**What this task involves**.
Each line in the material below, starting at the one with "What React, TypeScript" and ending at the one with "import * as d3 from 'd3'", is to be reproduced exactly; no picture is to be copied.

# start of Given entries

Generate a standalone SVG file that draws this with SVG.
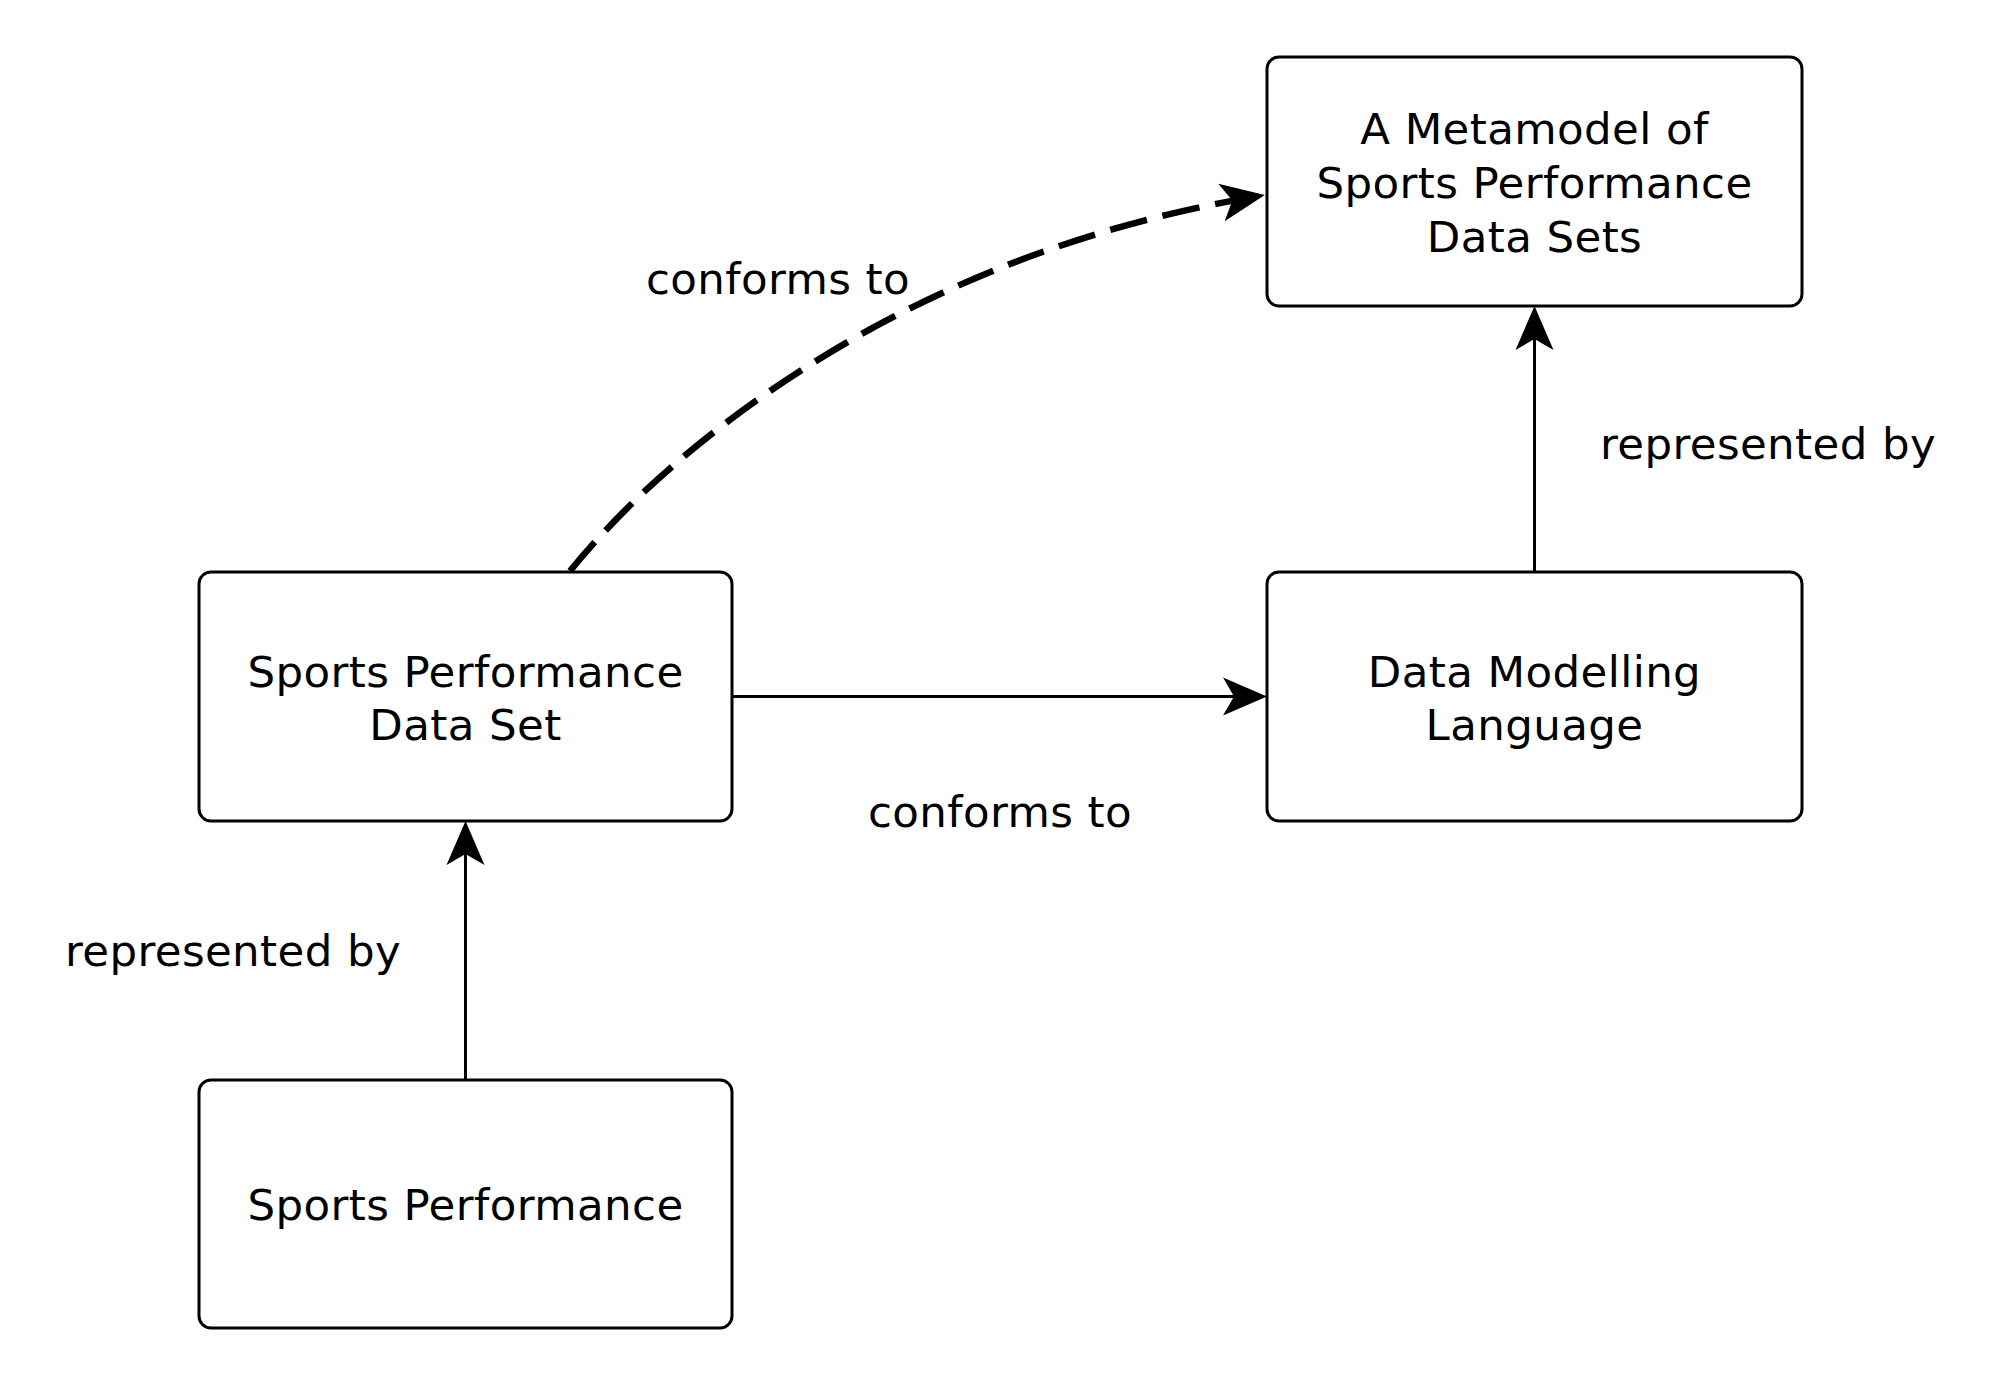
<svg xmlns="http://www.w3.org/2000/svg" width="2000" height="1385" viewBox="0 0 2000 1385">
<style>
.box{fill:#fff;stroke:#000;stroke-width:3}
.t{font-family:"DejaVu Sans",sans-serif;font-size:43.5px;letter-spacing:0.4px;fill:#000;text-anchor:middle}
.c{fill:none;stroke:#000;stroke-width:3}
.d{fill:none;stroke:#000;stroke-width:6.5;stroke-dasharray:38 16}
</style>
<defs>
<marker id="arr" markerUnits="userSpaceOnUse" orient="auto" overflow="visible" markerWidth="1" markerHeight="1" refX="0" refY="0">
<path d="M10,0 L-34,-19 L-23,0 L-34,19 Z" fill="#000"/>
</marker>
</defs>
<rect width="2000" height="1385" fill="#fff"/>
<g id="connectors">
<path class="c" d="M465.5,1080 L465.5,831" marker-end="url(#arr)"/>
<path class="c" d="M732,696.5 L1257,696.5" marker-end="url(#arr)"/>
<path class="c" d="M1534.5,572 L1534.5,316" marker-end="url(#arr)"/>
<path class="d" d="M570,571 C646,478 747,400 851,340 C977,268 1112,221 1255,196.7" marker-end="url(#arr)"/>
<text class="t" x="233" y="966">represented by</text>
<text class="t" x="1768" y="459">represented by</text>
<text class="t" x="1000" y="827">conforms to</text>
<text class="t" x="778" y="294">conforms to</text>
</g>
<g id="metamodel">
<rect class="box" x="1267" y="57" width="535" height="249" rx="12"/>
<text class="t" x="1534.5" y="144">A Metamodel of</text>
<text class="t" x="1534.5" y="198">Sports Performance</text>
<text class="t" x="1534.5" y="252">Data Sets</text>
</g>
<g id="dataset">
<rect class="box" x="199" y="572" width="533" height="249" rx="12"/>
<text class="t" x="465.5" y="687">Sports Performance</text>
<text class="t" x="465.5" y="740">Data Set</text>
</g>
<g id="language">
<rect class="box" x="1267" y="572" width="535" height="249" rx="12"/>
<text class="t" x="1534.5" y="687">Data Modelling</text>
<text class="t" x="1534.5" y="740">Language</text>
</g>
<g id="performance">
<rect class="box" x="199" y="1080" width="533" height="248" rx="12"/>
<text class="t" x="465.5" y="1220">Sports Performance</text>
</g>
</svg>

# end of Given entries
# start of Given entries

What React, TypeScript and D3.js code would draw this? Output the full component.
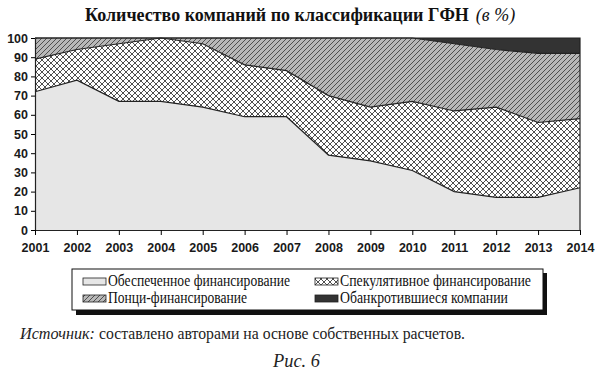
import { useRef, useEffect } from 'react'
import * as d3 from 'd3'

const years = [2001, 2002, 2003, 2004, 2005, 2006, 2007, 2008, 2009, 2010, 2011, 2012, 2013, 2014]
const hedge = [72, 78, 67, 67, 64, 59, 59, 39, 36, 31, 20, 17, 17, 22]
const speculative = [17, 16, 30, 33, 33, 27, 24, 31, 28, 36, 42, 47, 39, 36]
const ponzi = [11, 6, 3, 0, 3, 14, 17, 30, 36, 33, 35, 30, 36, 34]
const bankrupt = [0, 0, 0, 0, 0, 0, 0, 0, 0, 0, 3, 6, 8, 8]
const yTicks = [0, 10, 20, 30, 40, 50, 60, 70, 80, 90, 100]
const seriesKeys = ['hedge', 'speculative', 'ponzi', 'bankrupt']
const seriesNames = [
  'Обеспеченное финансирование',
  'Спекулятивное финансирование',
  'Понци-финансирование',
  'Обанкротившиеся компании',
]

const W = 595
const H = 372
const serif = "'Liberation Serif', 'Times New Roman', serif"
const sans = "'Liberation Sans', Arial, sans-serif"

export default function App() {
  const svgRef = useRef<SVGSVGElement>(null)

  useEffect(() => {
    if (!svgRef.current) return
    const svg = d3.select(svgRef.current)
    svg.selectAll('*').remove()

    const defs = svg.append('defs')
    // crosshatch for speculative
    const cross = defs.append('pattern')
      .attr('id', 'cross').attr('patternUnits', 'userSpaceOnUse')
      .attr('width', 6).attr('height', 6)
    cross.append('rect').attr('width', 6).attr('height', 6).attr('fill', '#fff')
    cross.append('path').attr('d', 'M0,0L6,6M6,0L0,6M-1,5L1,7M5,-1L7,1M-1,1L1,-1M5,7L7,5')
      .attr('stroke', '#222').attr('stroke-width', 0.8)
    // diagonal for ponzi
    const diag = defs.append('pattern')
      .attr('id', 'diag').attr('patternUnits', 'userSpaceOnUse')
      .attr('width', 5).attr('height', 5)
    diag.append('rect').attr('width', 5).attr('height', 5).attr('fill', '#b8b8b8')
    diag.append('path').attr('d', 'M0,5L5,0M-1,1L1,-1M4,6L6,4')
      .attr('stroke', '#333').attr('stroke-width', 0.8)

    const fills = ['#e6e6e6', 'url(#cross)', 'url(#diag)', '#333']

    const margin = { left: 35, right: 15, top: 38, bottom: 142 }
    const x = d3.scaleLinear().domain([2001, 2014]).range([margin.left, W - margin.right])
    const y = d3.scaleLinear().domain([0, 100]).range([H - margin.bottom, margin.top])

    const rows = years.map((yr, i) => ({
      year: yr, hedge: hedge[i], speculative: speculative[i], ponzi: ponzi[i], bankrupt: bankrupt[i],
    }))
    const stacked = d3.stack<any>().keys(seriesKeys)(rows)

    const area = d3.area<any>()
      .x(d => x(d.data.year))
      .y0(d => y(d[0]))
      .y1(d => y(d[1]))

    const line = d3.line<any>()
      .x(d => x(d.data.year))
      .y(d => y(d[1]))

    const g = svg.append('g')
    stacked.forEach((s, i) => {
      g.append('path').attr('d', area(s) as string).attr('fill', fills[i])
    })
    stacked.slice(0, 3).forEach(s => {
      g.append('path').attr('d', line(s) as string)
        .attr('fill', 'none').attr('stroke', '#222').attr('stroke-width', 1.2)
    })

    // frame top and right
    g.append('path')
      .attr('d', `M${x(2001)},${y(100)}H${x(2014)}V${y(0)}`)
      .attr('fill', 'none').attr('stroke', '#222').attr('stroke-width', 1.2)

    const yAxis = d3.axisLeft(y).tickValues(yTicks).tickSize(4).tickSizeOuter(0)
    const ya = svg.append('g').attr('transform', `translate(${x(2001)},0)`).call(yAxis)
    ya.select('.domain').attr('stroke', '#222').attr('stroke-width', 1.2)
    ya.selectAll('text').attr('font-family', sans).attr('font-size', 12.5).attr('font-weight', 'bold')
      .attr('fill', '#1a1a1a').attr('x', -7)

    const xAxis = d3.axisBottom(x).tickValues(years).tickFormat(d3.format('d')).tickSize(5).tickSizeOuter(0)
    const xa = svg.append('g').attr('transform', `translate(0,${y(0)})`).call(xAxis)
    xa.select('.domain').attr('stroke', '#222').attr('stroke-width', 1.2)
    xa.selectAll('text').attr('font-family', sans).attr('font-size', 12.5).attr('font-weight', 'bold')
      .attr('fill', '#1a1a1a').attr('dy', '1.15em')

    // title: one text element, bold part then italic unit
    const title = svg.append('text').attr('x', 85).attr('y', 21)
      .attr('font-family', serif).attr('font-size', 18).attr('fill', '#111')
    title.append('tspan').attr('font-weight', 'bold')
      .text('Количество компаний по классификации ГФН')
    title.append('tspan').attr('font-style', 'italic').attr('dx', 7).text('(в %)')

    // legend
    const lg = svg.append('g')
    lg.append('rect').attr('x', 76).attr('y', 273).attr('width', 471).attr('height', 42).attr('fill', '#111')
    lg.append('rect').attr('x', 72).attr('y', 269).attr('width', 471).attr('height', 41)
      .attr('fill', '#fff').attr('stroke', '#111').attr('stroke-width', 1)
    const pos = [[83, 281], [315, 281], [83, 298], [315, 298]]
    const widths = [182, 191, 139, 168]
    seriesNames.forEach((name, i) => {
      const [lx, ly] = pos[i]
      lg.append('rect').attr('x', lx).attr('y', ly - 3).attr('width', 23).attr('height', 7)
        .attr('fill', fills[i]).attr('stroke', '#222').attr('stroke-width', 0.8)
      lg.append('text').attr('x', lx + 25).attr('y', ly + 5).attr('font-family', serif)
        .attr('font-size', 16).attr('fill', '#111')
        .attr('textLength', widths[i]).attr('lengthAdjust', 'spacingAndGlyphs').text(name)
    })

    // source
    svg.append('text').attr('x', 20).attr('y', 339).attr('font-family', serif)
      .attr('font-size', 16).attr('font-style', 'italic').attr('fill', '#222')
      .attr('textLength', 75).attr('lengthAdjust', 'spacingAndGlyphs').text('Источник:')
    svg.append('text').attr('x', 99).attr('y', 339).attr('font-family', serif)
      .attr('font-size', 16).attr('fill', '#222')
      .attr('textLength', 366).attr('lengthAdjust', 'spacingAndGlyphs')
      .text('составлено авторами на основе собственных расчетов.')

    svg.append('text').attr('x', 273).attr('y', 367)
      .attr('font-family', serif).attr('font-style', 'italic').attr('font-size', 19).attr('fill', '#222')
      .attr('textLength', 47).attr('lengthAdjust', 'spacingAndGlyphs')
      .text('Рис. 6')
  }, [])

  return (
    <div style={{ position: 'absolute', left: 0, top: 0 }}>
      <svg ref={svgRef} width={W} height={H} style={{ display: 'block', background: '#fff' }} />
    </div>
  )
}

# end of Given entries

**Response**.
What React, TypeScript and D3.js code would draw this? Output the full component.
import { useRef, useEffect } from 'react'
import * as d3 from 'd3'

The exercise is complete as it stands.